Exercise requirements -
Copy every line in which the string "this" occurs.

[Records with drawing code]
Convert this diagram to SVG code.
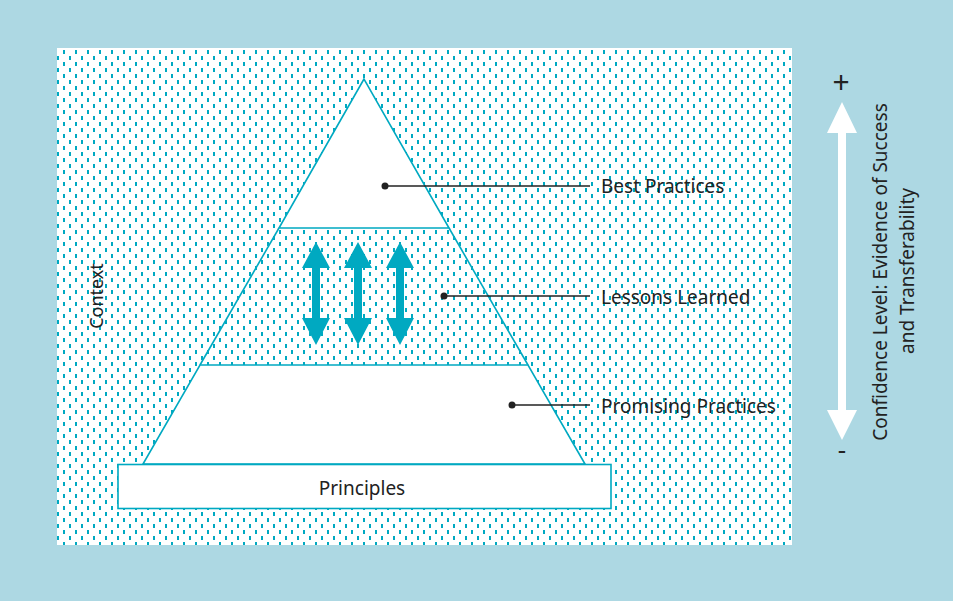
<svg xmlns="http://www.w3.org/2000/svg" width="953" height="601" viewBox="0 0 953 601">
  <defs>
    <pattern id="dots" patternUnits="userSpaceOnUse" x="57" y="48" width="12" height="12">
      <rect x="6" y="2" width="2" height="4" fill="#00a9c1"/>
      <rect x="0" y="8" width="2" height="4" fill="#00a9c1"/>
    </pattern>
    <style>
      .lbl { font-family: "Noto Sans", "Open Sans", sans-serif; font-size: 19px; fill: #222222; }
      .edge { fill: none; stroke: #00a9c1; stroke-width: 1.6; }
      .white { fill: #ffffff; stroke: #00a9c1; stroke-width: 1.6; }
      .lead { stroke: #222222; stroke-width: 1.5; fill: none; }
      .dot { fill: #222222; }
      .teal { fill: #00a9c1; }
    </style>
  </defs>
  <rect x="0" y="0" width="953" height="601" fill="#add8e3"/>
  <g id="context-area">
    <rect x="57" y="48" width="735" height="497" fill="#ffffff"/>
    <rect x="57" y="48" width="735" height="497" fill="url(#dots)"/>
    <text class="lbl" transform="translate(103,296) rotate(-90)" text-anchor="middle" style="font-size:18px">Context</text>
  </g>
  <g id="best-practices">
    <polygon class="white" points="364,79 279,228 449,228"/>
  </g>
  <g id="lessons-learned">
    <polyline class="edge" points="279,228 200,365"/>
    <polyline class="edge" points="449,228 528,365"/>
  </g>
  <g id="promising-practices">
    <polygon class="white" points="200,365 528,365 585,464 143,464"/>
  </g>
  <g id="principles">
    <rect class="white" x="118" y="464.5" width="493" height="44"/>
    <text class="lbl" x="362" y="495" text-anchor="middle">Principles</text>
  </g>
  <g id="exchange-arrows">
    <polygon class="teal" points="316,242 330,268 320,268 320,318 330,318 316,345 302,318 312,318 312,268 302,268"/>
    <polygon class="teal" points="358,242 372,268 362,268 362,318 372,318 358,345 344,318 354,318 354,268 344,268"/>
    <polygon class="teal" points="400,242 414,268 404,268 404,318 414,318 400,345 386,318 396,318 396,268 386,268"/>
  </g>
  <g id="connectors">
    <circle class="dot" cx="385" cy="186" r="3.5"/>
    <line class="lead" x1="385" y1="186" x2="590" y2="186"/>
    <circle class="dot" cx="444" cy="296" r="3.5"/>
    <line class="lead" x1="444" y1="296" x2="590" y2="296"/>
    <circle class="dot" cx="512" cy="405" r="3.5"/>
    <line class="lead" x1="512" y1="405" x2="590" y2="405"/>
  </g>
  <g id="labels">
    <text class="lbl" x="601" y="193">Best Practices</text>
    <text class="lbl" x="601" y="304">Lessons Learned</text>
    <text class="lbl" x="601" y="413">Promising Practices</text>
  </g>
  <g id="confidence-scale">
    <polygon fill="#ffffff" points="842,102 857,133 846,133 846,410 857,410 842,440 827,410 838,410 838,133 827,133"/>
    <text class="lbl" x="841" y="93" text-anchor="middle" style="font-size:30px">+</text>
    <text class="lbl" x="842" y="459" text-anchor="middle" style="font-size:26px">-</text>
    <text class="lbl" transform="translate(887,272) rotate(-90)" text-anchor="middle">Confidence Level: Evidence of Success</text>
    <text class="lbl" transform="translate(914,271) rotate(-90)" text-anchor="middle">and Transferability</text>
  </g>
</svg>
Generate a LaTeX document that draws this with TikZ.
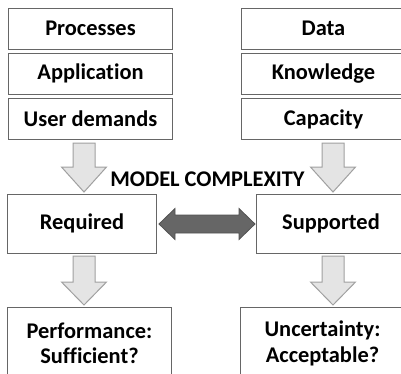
\documentclass[tikz,border=0pt]{standalone}
\usepackage{fontspec}
\setmainfont[Ligatures=NoCommon]{Carlito}
\definecolor{boxgray}{HTML}{666666}
\definecolor{arrline}{HTML}{A0A0A0}
\definecolor{arrfill}{HTML}{E4E4E4}
\definecolor{darkarr}{HTML}{666666}
\newcommand{\blockdown}[4]{% cx, ytop, yhead, ytip
  \draw[arrline, line width=1bp, fill=arrfill, line join=miter]
    (#1-11,#2) -- (#1+11,#2) -- (#1+11,#3) -- (#1+22.5,#3) -- (#1,#4)
    -- (#1-22.5,#3) -- (#1-11,#3) -- cycle;}
\begin{document}
\begin{tikzpicture}[x=1bp,y=-1bp,
  box/.style={draw=boxgray, line width=1bp, fill=white, inner sep=0pt,
    font=\fontsize{22.5}{25.5}\selectfont\bfseries, align=center},
  boxtop/.style={box, minimum width=163bp, minimum height=41bp},
  boxmid/.style={box, minimum width=148bp, minimum height=59bp},
  boxbot/.style={box, minimum width=163bp, minimum height=73bp}]
\useasboundingbox (0,0) rectangle (401,374);
\clip (0,0) rectangle (401,374);
\fill[white] (0,0) rectangle (401,374);
% left column
\node[boxtop] (proc) at (90.5,28.5) {Processes};
\node[boxtop] (appl) at (90.5,73.5) {Application};
\node[boxtop] (user) at (90.5,119) {User demands};
% right column
\node[boxtop] (data) at (323.5,28.5) {Data};
\node[boxtop] (know) at (323.5,73.5) {Knowledge};
\node[boxtop] (capa) at (323.5,119) {Capacity};
% middle
\node[boxmid] (req) at (82,223.5) {Required};
\node[boxmid] (sup) at (331,223.5) {Supported};
% bottom
\node[boxbot] (perf) at (89.5,343.5) {Performance:\\Sufficient?};
\node[boxbot] (unc) at (322.5,343.5) {Uncertainty:\\Acceptable?};
% label
\node[font=\fontsize{22.5}{25.5}\selectfont\bfseries, inner sep=0pt] (mc) at (207.5,179.5) {MODEL COMPLEXITY};
% block arrows
\blockdown{84}{143}{167}{192}
\blockdown{333}{143}{167}{192}
\blockdown{84}{256}{282}{305}
\blockdown{333}{256}{282}{305}
% double arrow
\draw[darkarr!80!black, line width=0.8bp, fill=darkarr, line join=miter]
  (159,224) -- (175,208.5) -- (175,215) -- (239,215) -- (239,208.5) -- (255,224)
  -- (239,239.5) -- (239,233) -- (175,233) -- (175,239.5) -- cycle;
\end{tikzpicture}
\end{document}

Correct output -
Convert this diagram to SVG code.
Generate a LaTeX document that draws this with TikZ.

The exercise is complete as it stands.